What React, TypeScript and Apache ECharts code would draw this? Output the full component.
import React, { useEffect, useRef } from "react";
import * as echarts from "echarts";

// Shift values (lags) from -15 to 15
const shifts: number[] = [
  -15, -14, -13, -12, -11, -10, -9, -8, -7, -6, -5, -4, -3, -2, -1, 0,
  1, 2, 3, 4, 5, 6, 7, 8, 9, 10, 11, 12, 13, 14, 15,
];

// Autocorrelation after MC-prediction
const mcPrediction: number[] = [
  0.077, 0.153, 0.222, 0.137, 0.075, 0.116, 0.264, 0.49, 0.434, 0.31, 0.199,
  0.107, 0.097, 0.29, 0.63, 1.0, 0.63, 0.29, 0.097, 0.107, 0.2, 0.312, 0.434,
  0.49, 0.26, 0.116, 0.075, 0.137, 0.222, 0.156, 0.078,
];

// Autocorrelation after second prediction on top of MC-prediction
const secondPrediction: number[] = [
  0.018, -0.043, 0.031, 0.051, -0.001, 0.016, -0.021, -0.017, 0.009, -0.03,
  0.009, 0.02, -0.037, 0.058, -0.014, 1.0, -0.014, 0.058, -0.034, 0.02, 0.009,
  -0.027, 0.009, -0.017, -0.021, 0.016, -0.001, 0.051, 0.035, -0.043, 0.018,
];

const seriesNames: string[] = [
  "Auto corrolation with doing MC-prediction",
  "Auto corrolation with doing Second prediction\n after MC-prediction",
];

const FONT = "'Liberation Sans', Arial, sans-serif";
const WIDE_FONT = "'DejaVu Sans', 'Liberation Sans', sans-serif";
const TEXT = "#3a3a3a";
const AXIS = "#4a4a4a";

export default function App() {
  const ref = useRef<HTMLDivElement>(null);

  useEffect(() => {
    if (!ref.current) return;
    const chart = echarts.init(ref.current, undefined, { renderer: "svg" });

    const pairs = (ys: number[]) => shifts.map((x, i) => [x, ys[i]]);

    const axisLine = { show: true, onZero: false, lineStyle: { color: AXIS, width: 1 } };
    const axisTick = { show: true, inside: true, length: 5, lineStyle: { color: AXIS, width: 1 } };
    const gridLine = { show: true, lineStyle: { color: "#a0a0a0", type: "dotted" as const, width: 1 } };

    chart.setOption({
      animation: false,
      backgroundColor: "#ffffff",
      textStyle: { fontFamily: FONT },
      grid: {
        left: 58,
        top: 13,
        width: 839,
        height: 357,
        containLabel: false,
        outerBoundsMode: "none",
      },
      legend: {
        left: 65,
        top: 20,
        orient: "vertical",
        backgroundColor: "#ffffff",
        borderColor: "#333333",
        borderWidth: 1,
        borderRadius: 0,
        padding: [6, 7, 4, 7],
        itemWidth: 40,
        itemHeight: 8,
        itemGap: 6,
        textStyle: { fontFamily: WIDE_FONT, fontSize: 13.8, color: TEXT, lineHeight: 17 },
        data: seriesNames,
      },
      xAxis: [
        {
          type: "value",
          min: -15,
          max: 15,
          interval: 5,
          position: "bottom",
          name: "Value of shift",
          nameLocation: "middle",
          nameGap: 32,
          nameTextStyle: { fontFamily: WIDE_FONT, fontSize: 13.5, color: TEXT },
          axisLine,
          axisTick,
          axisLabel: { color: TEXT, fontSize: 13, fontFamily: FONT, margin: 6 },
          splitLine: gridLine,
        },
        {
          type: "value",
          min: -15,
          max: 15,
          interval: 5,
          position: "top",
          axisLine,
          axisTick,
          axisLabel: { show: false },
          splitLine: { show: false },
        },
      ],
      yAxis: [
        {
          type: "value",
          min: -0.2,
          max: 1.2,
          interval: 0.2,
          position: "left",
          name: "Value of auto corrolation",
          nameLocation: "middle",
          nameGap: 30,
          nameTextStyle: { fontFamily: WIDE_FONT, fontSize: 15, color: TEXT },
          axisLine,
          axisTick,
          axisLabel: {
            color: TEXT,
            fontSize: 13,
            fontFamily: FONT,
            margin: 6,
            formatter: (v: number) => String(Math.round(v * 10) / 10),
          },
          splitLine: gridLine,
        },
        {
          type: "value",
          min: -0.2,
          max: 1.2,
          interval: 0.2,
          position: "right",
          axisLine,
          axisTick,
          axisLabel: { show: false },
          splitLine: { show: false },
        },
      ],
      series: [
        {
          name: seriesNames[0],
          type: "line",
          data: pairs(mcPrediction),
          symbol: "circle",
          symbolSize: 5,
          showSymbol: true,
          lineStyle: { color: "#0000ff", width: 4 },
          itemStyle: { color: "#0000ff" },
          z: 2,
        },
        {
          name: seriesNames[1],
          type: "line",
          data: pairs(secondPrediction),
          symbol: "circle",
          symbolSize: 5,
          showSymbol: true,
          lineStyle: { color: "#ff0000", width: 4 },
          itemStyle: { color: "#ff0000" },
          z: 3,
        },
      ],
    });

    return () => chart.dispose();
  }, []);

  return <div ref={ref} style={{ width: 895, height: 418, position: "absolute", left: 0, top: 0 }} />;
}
-----
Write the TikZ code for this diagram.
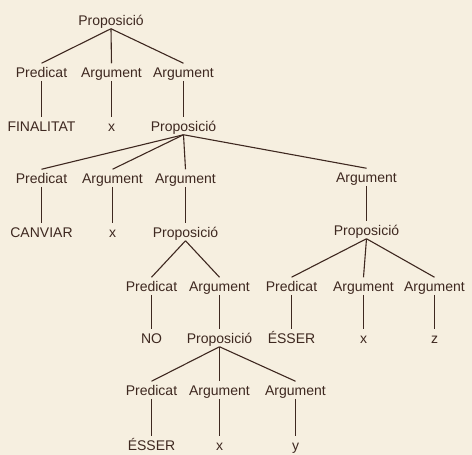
-----
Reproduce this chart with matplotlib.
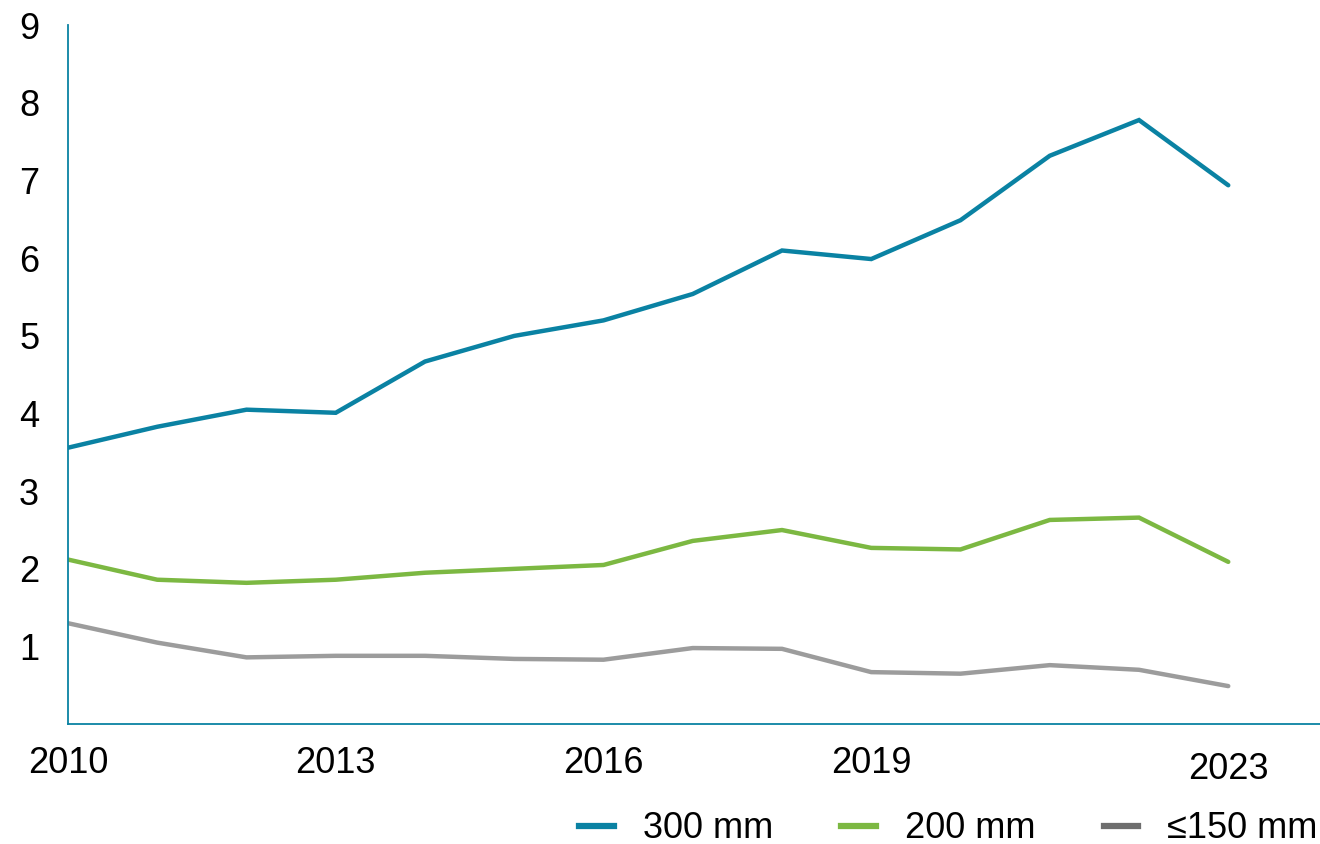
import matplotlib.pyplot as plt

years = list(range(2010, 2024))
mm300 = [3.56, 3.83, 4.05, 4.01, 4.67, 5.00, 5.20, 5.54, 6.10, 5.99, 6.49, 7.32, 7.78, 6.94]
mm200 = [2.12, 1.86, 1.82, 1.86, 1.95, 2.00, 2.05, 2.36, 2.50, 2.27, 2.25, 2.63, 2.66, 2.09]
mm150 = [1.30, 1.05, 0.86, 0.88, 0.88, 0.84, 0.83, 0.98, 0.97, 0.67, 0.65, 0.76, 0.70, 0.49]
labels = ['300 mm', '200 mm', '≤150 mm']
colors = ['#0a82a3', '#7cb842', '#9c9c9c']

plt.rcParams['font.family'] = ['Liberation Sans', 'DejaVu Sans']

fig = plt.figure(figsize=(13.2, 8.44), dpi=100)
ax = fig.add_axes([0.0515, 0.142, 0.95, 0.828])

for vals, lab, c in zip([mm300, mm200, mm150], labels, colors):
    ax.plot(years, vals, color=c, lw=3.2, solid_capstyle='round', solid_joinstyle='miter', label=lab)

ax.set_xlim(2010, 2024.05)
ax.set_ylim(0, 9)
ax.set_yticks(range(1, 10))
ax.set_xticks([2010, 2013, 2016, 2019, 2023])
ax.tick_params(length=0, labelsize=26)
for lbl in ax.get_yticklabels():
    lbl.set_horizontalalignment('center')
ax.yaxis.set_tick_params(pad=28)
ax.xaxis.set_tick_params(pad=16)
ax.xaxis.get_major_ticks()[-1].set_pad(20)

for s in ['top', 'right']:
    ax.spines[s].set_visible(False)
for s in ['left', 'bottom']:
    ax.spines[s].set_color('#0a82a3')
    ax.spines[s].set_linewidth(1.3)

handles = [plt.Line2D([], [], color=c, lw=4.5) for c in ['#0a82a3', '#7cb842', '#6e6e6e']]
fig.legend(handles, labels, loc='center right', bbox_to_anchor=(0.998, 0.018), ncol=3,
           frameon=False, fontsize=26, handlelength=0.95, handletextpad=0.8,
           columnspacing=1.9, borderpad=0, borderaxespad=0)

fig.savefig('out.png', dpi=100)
-----
Leave the pictures aside and restate exactly the lines from the one containing "Reproduce this chart with matplotlib." to the one containing "ax.xaxis.get_major_ticks()[-1].set_pad(20)", those two lines included.

Reproduce this chart with matplotlib.
import matplotlib.pyplot as plt

years = list(range(2010, 2024))
mm300 = [3.56, 3.83, 4.05, 4.01, 4.67, 5.00, 5.20, 5.54, 6.10, 5.99, 6.49, 7.32, 7.78, 6.94]
mm200 = [2.12, 1.86, 1.82, 1.86, 1.95, 2.00, 2.05, 2.36, 2.50, 2.27, 2.25, 2.63, 2.66, 2.09]
mm150 = [1.30, 1.05, 0.86, 0.88, 0.88, 0.84, 0.83, 0.98, 0.97, 0.67, 0.65, 0.76, 0.70, 0.49]
labels = ['300 mm', '200 mm', '≤150 mm']
colors = ['#0a82a3', '#7cb842', '#9c9c9c']

plt.rcParams['font.family'] = ['Liberation Sans', 'DejaVu Sans']

fig = plt.figure(figsize=(13.2, 8.44), dpi=100)
ax = fig.add_axes([0.0515, 0.142, 0.95, 0.828])

for vals, lab, c in zip([mm300, mm200, mm150], labels, colors):
    ax.plot(years, vals, color=c, lw=3.2, solid_capstyle='round', solid_joinstyle='miter', label=lab)

ax.set_xlim(2010, 2024.05)
ax.set_ylim(0, 9)
ax.set_yticks(range(1, 10))
ax.set_xticks([2010, 2013, 2016, 2019, 2023])
ax.tick_params(length=0, labelsize=26)
for lbl in ax.get_yticklabels():
    lbl.set_horizontalalignment('center')
ax.yaxis.set_tick_params(pad=28)
ax.xaxis.set_tick_params(pad=16)
ax.xaxis.get_major_ticks()[-1].set_pad(20)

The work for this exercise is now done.